When is an acid sulfate soils management plan required?

An acid sulfate soil management plan must be prepared in all circumstances when it has been determined that works in the site’s soils will result in the action criteria listed in Table 4.4 of the Acid Sulfate Soils Assessment Guideline being exceeded (see below). Information to reach this conclusion may be obtained by undertaking the investigations and analysis set out in a preliminary assessment.

National position on ASS

In recognition of the need for a nation-wide co-ordinated approach to managing ASS, the National Working Party on Acid Sulfate Soils was set up and has developed a National Strategy for the Management of Coastal Acid Sulfate Soils (NWPASS 2000).

The National Strategy identifies four objectives:

1. Identify and define coastal acid sulphate soils in Australia

An accurate environmental hazard assessment process at the catchment level and a reliable property assessment method are needed to help establish whether particular properties are at risk, and if so, the extent and severity of ASS.

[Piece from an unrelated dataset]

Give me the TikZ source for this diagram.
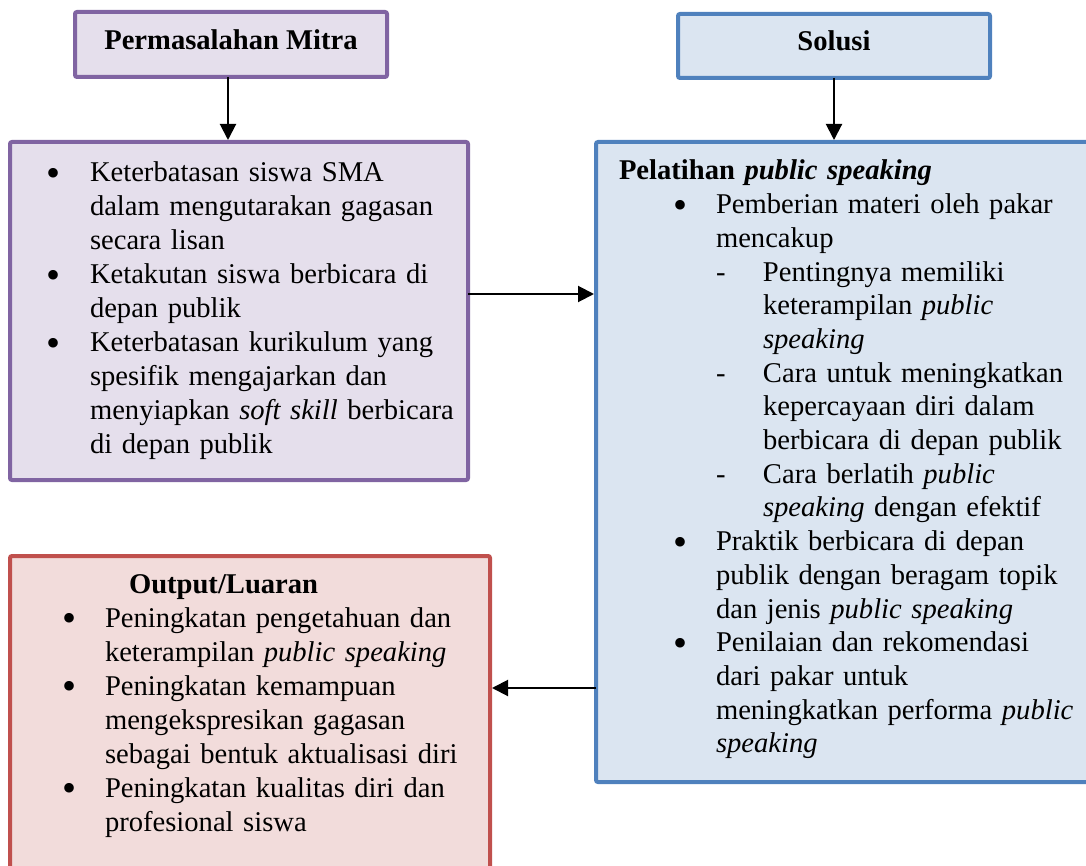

2. Avoid disturbance of coastal acid sulphate soils 

Undisturbed ASS pose few problems for the environment. To refrain from exposing ASS avoids environmental damage and obviates the need for expensive remedial works. Avoiding ASS impacts is most likely to be achieved through a combination of research, education, well considered development and planning controls and promotion of best management practices.

3. Mitigate impacts when acid sulphate soils disturbance is unavoidable

If ground disturbing activity must be undertaken on ASS soils, it should be undertaken in a manner that ensures that there is no resultant acid water discharge into streams and waterways. While management does present difficulties and some risk, expensive treatment technologies can enable major developments and projects to proceed.

3. Rehabilitate disturbed acid sulphate soils and acid drainage

Where past land use practices, such as excavation and drainage, have disturbed areas of ASS, rehabilitation of these areas will be necessary to improve water quality and minimise on-going adverse effects.